Bordeaux 2023 at Two Years: Pomerol
When on the right bank of Bordeaux I often find myself flitting between St Emilion and Pomerol, my complex schedule of visits interweaving appointments in the two appellations according to the availability of the of technical directors, proprietors or cellar masters who host the tastings. I try to keep it to a minimum, for a variety of reasons (time, the cost of fuel, the environment) but over the years I have come to accept every right-bank day will have a degree of flipping and flopping between the two.
So it was unusual, on my first right-bank day of visits, at the end of week one, to find myself almost exclusively in St Emilion. It was no hardship of course; St Emilion has given us an array of excellent wines in the 2023 vintage, with the likes of Cheval Blanc, Ausone and Figeac (obvious choices I know, but that’s the way the cookie crumbles) leading a large pack of top-performing châteaux. I had just two brief visits in Pomerol, with most of my tastings concentrated on one day in my second week of visits.

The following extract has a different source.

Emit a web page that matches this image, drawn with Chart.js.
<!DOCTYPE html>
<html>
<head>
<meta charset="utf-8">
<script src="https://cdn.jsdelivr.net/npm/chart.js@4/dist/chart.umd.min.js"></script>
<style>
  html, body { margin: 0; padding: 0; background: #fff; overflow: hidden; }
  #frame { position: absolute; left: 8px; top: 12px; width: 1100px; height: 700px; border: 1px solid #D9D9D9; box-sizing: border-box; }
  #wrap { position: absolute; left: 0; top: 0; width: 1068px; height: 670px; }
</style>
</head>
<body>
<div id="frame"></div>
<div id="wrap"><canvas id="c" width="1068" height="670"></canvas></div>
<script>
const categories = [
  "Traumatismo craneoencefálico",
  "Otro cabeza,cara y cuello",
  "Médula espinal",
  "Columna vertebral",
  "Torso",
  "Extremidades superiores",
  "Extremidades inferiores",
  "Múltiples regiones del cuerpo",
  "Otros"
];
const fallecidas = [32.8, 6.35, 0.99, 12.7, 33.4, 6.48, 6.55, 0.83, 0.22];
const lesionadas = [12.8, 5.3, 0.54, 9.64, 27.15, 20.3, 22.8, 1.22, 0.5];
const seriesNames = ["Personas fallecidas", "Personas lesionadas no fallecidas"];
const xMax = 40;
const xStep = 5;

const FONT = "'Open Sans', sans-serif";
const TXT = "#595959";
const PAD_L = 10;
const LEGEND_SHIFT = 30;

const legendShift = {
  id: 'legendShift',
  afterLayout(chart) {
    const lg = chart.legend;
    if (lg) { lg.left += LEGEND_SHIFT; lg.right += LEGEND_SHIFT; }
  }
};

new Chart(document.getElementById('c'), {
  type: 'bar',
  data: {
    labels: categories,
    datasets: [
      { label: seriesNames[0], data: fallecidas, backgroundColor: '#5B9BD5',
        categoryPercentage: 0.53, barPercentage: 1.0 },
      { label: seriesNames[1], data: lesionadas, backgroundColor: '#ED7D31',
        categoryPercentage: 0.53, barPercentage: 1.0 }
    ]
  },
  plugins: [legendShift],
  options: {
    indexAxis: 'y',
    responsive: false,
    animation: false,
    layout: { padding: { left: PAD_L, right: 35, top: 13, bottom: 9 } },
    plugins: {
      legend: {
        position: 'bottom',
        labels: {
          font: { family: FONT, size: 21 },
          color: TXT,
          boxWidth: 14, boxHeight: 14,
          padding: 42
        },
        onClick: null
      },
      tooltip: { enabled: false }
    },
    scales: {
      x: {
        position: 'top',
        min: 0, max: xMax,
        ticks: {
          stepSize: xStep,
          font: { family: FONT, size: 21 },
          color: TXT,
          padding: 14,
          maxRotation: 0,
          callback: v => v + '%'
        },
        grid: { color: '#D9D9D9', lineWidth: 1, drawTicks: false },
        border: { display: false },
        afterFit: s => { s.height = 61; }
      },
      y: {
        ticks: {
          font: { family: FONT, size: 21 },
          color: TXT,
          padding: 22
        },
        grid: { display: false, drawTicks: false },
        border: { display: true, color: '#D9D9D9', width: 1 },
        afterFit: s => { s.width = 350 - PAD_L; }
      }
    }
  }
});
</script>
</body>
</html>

This means I had been in Bordeaux for something like nine days before I spent any meaningful time in Pomerol, almost an entire day of visits. And what a day it was. Pomerol is no less convincing than St Emilion in this vintage, which puts many of its wines ahead of their left-bank counterparts. I enjoyed tasting my way around the appellation, in a sequence of visits during which I encountered a smorgasbord of top-notch and frankly delicious wines.
Let’s take a look at some of the top performers.
Looking back at my primeur notes, now that I have returned from my two weeks of tasting, I see there were a couple of properties I rated very highly indeed at that early stage. This only serves to highlight the vagaries of barrel samples, and the value of ranged scores for unfinished and unblended wines, because while those two properties have made super wines which justify their high barrel sample scores, neither ended up as one of my very top choices now that the wines are in bottle. Both have been leap-frogged by their near neighbours.